#### Instruction
Without the pictures, write out all the lines below exactly as they appear.
-- start Data lines --
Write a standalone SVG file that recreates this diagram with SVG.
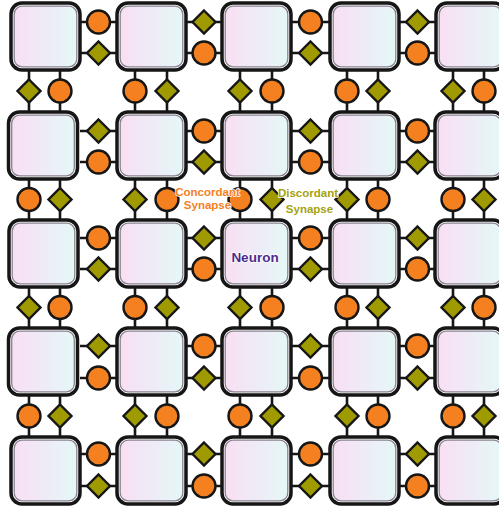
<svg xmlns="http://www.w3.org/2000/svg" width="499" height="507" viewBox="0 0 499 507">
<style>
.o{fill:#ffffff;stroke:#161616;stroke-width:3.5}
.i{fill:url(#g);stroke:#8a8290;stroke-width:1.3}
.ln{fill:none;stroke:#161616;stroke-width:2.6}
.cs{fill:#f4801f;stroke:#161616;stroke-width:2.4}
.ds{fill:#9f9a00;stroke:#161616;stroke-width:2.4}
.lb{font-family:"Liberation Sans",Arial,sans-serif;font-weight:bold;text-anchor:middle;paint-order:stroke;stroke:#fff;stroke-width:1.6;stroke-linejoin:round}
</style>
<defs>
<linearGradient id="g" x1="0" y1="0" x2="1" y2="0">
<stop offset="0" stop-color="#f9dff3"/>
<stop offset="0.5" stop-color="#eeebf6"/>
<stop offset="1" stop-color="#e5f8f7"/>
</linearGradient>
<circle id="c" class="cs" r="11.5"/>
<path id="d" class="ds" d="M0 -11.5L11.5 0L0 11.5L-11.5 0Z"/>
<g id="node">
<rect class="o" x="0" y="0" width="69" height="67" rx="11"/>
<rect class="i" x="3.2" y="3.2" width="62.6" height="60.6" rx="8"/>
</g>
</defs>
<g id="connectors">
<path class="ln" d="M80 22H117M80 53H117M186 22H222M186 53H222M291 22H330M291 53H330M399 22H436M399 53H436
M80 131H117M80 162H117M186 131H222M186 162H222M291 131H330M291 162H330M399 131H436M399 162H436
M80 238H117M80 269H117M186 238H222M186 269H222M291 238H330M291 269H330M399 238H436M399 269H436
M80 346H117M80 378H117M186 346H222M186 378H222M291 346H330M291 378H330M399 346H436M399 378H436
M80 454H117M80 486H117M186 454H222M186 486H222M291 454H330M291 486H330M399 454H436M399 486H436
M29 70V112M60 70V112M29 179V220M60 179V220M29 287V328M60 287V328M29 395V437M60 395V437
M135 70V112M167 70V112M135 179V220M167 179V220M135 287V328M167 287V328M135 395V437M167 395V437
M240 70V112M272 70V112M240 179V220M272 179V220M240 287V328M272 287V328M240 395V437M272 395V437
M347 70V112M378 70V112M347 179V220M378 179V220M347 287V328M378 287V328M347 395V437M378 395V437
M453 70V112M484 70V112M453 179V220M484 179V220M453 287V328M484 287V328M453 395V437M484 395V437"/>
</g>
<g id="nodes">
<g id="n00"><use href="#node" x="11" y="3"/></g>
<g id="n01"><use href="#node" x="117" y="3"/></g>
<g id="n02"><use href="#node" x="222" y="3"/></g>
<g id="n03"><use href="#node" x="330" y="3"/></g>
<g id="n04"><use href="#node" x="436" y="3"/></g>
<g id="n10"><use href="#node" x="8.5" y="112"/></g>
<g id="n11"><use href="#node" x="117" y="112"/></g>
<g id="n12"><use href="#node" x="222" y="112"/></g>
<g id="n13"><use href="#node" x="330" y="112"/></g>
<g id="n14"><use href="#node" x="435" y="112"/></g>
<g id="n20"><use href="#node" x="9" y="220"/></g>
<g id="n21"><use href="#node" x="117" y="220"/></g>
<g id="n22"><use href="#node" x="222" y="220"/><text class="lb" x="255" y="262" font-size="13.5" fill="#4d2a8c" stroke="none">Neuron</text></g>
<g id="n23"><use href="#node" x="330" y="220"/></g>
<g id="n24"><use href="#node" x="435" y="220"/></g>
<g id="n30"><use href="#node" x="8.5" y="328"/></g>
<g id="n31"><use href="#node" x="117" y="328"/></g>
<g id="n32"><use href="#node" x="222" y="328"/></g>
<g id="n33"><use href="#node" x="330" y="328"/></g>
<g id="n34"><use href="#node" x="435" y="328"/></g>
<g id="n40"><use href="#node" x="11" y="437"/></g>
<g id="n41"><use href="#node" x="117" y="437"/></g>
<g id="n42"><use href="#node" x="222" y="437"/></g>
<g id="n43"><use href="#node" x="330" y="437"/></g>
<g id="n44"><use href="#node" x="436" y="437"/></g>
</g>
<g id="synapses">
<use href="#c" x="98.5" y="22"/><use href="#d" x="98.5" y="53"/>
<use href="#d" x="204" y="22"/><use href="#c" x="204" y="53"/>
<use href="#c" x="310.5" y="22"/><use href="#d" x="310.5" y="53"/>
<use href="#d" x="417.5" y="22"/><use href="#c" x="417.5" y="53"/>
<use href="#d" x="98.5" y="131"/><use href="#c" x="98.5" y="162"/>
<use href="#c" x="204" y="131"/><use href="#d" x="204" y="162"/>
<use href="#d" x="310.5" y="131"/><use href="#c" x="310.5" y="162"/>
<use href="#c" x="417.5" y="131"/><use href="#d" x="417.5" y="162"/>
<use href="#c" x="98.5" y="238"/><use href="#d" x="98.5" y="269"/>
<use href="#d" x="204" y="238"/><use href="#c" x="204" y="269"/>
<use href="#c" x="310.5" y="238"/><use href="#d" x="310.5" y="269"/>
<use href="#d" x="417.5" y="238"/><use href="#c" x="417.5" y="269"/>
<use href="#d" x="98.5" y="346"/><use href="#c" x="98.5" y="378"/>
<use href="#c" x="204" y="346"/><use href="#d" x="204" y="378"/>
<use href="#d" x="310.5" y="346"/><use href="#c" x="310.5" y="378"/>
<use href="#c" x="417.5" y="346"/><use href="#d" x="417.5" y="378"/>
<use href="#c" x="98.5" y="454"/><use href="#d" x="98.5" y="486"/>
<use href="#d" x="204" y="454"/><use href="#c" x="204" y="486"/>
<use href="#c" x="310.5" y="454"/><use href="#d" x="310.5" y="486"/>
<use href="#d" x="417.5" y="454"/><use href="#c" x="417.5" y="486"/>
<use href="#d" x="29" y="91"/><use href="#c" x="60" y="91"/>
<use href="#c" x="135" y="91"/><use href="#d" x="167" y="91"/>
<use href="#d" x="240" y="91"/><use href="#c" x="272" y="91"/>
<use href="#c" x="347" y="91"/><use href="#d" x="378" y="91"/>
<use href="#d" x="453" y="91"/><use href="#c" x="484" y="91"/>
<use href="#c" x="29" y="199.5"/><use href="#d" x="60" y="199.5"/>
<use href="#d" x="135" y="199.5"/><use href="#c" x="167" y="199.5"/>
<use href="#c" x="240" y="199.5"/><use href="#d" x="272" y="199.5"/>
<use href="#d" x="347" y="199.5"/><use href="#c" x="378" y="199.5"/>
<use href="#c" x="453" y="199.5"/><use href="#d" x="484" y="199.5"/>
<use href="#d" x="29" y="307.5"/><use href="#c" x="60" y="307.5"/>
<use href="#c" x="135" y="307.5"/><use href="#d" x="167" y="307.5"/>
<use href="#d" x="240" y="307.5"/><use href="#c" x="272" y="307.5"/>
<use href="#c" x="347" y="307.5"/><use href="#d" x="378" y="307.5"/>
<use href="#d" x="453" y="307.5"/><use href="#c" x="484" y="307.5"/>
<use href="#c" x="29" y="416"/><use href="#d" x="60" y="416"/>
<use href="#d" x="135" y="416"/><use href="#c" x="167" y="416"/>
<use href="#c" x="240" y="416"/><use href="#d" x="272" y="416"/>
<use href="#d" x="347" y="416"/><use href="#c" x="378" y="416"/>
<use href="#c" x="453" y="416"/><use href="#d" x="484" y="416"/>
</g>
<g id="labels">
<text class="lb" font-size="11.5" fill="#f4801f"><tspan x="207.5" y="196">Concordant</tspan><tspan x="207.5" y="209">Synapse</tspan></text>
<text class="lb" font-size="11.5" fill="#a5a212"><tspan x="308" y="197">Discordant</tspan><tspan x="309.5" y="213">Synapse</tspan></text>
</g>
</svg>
-- end Data lines --
#### Correct result
Write a standalone SVG file that recreates this diagram with SVG.
<svg xmlns="http://www.w3.org/2000/svg" width="499" height="507" viewBox="0 0 499 507">
<style>
.o{fill:#ffffff;stroke:#161616;stroke-width:3.5}
.i{fill:url(#g);stroke:#8a8290;stroke-width:1.3}
.ln{fill:none;stroke:#161616;stroke-width:2.6}
.cs{fill:#f4801f;stroke:#161616;stroke-width:2.4}
.ds{fill:#9f9a00;stroke:#161616;stroke-width:2.4}
.lb{font-family:"Liberation Sans",Arial,sans-serif;font-weight:bold;text-anchor:middle;paint-order:stroke;stroke:#fff;stroke-width:1.6;stroke-linejoin:round}
</style>
<defs>
<linearGradient id="g" x1="0" y1="0" x2="1" y2="0">
<stop offset="0" stop-color="#f9dff3"/>
<stop offset="0.5" stop-color="#eeebf6"/>
<stop offset="1" stop-color="#e5f8f7"/>
</linearGradient>
<circle id="c" class="cs" r="11.5"/>
<path id="d" class="ds" d="M0 -11.5L11.5 0L0 11.5L-11.5 0Z"/>
<g id="node">
<rect class="o" x="0" y="0" width="69" height="67" rx="11"/>
<rect class="i" x="3.2" y="3.2" width="62.6" height="60.6" rx="8"/>
</g>
</defs>
<g id="connectors">
<path class="ln" d="M80 22H117M80 53H117M186 22H222M186 53H222M291 22H330M291 53H330M399 22H436M399 53H436
M80 131H117M80 162H117M186 131H222M186 162H222M291 131H330M291 162H330M399 131H436M399 162H436
M80 238H117M80 269H117M186 238H222M186 269H222M291 238H330M291 269H330M399 238H436M399 269H436
M80 346H117M80 378H117M186 346H222M186 378H222M291 346H330M291 378H330M399 346H436M399 378H436
M80 454H117M80 486H117M186 454H222M186 486H222M291 454H330M291 486H330M399 454H436M399 486H436
M29 70V112M60 70V112M29 179V220M60 179V220M29 287V328M60 287V328M29 395V437M60 395V437
M135 70V112M167 70V112M135 179V220M167 179V220M135 287V328M167 287V328M135 395V437M167 395V437
M240 70V112M272 70V112M240 179V220M272 179V220M240 287V328M272 287V328M240 395V437M272 395V437
M347 70V112M378 70V112M347 179V220M378 179V220M347 287V328M378 287V328M347 395V437M378 395V437
M453 70V112M484 70V112M453 179V220M484 179V220M453 287V328M484 287V328M453 395V437M484 395V437"/>
</g>
<g id="nodes">
<g id="n00"><use href="#node" x="11" y="3"/></g>
<g id="n01"><use href="#node" x="117" y="3"/></g>
<g id="n02"><use href="#node" x="222" y="3"/></g>
<g id="n03"><use href="#node" x="330" y="3"/></g>
<g id="n04"><use href="#node" x="436" y="3"/></g>
<g id="n10"><use href="#node" x="8.5" y="112"/></g>
<g id="n11"><use href="#node" x="117" y="112"/></g>
<g id="n12"><use href="#node" x="222" y="112"/></g>
<g id="n13"><use href="#node" x="330" y="112"/></g>
<g id="n14"><use href="#node" x="435" y="112"/></g>
<g id="n20"><use href="#node" x="9" y="220"/></g>
<g id="n21"><use href="#node" x="117" y="220"/></g>
<g id="n22"><use href="#node" x="222" y="220"/><text class="lb" x="255" y="262" font-size="13.5" fill="#4d2a8c" stroke="none">Neuron</text></g>
<g id="n23"><use href="#node" x="330" y="220"/></g>
<g id="n24"><use href="#node" x="435" y="220"/></g>
<g id="n30"><use href="#node" x="8.5" y="328"/></g>
<g id="n31"><use href="#node" x="117" y="328"/></g>
<g id="n32"><use href="#node" x="222" y="328"/></g>
<g id="n33"><use href="#node" x="330" y="328"/></g>
<g id="n34"><use href="#node" x="435" y="328"/></g>
<g id="n40"><use href="#node" x="11" y="437"/></g>
<g id="n41"><use href="#node" x="117" y="437"/></g>
<g id="n42"><use href="#node" x="222" y="437"/></g>
<g id="n43"><use href="#node" x="330" y="437"/></g>
<g id="n44"><use href="#node" x="436" y="437"/></g>
</g>
<g id="synapses">
<use href="#c" x="98.5" y="22"/><use href="#d" x="98.5" y="53"/>
<use href="#d" x="204" y="22"/><use href="#c" x="204" y="53"/>
<use href="#c" x="310.5" y="22"/><use href="#d" x="310.5" y="53"/>
<use href="#d" x="417.5" y="22"/><use href="#c" x="417.5" y="53"/>
<use href="#d" x="98.5" y="131"/><use href="#c" x="98.5" y="162"/>
<use href="#c" x="204" y="131"/><use href="#d" x="204" y="162"/>
<use href="#d" x="310.5" y="131"/><use href="#c" x="310.5" y="162"/>
<use href="#c" x="417.5" y="131"/><use href="#d" x="417.5" y="162"/>
<use href="#c" x="98.5" y="238"/><use href="#d" x="98.5" y="269"/>
<use href="#d" x="204" y="238"/><use href="#c" x="204" y="269"/>
<use href="#c" x="310.5" y="238"/><use href="#d" x="310.5" y="269"/>
<use href="#d" x="417.5" y="238"/><use href="#c" x="417.5" y="269"/>
<use href="#d" x="98.5" y="346"/><use href="#c" x="98.5" y="378"/>
<use href="#c" x="204" y="346"/><use href="#d" x="204" y="378"/>
<use href="#d" x="310.5" y="346"/><use href="#c" x="310.5" y="378"/>
<use href="#c" x="417.5" y="346"/><use href="#d" x="417.5" y="378"/>
<use href="#c" x="98.5" y="454"/><use href="#d" x="98.5" y="486"/>
<use href="#d" x="204" y="454"/><use href="#c" x="204" y="486"/>
<use href="#c" x="310.5" y="454"/><use href="#d" x="310.5" y="486"/>
<use href="#d" x="417.5" y="454"/><use href="#c" x="417.5" y="486"/>
<use href="#d" x="29" y="91"/><use href="#c" x="60" y="91"/>
<use href="#c" x="135" y="91"/><use href="#d" x="167" y="91"/>
<use href="#d" x="240" y="91"/><use href="#c" x="272" y="91"/>
<use href="#c" x="347" y="91"/><use href="#d" x="378" y="91"/>
<use href="#d" x="453" y="91"/><use href="#c" x="484" y="91"/>
<use href="#c" x="29" y="199.5"/><use href="#d" x="60" y="199.5"/>
<use href="#d" x="135" y="199.5"/><use href="#c" x="167" y="199.5"/>
<use href="#c" x="240" y="199.5"/><use href="#d" x="272" y="199.5"/>
<use href="#d" x="347" y="199.5"/><use href="#c" x="378" y="199.5"/>
<use href="#c" x="453" y="199.5"/><use href="#d" x="484" y="199.5"/>
<use href="#d" x="29" y="307.5"/><use href="#c" x="60" y="307.5"/>
<use href="#c" x="135" y="307.5"/><use href="#d" x="167" y="307.5"/>
<use href="#d" x="240" y="307.5"/><use href="#c" x="272" y="307.5"/>
<use href="#c" x="347" y="307.5"/><use href="#d" x="378" y="307.5"/>
<use href="#d" x="453" y="307.5"/><use href="#c" x="484" y="307.5"/>
<use href="#c" x="29" y="416"/><use href="#d" x="60" y="416"/>
<use href="#d" x="135" y="416"/><use href="#c" x="167" y="416"/>
<use href="#c" x="240" y="416"/><use href="#d" x="272" y="416"/>
<use href="#d" x="347" y="416"/><use href="#c" x="378" y="416"/>
<use href="#c" x="453" y="416"/><use href="#d" x="484" y="416"/>
</g>
<g id="labels">
<text class="lb" font-size="11.5" fill="#f4801f"><tspan x="207.5" y="196">Concordant</tspan><tspan x="207.5" y="209">Synapse</tspan></text>
<text class="lb" font-size="11.5" fill="#a5a212"><tspan x="308" y="197">Discordant</tspan><tspan x="309.5" y="213">Synapse</tspan></text>
</g>
</svg>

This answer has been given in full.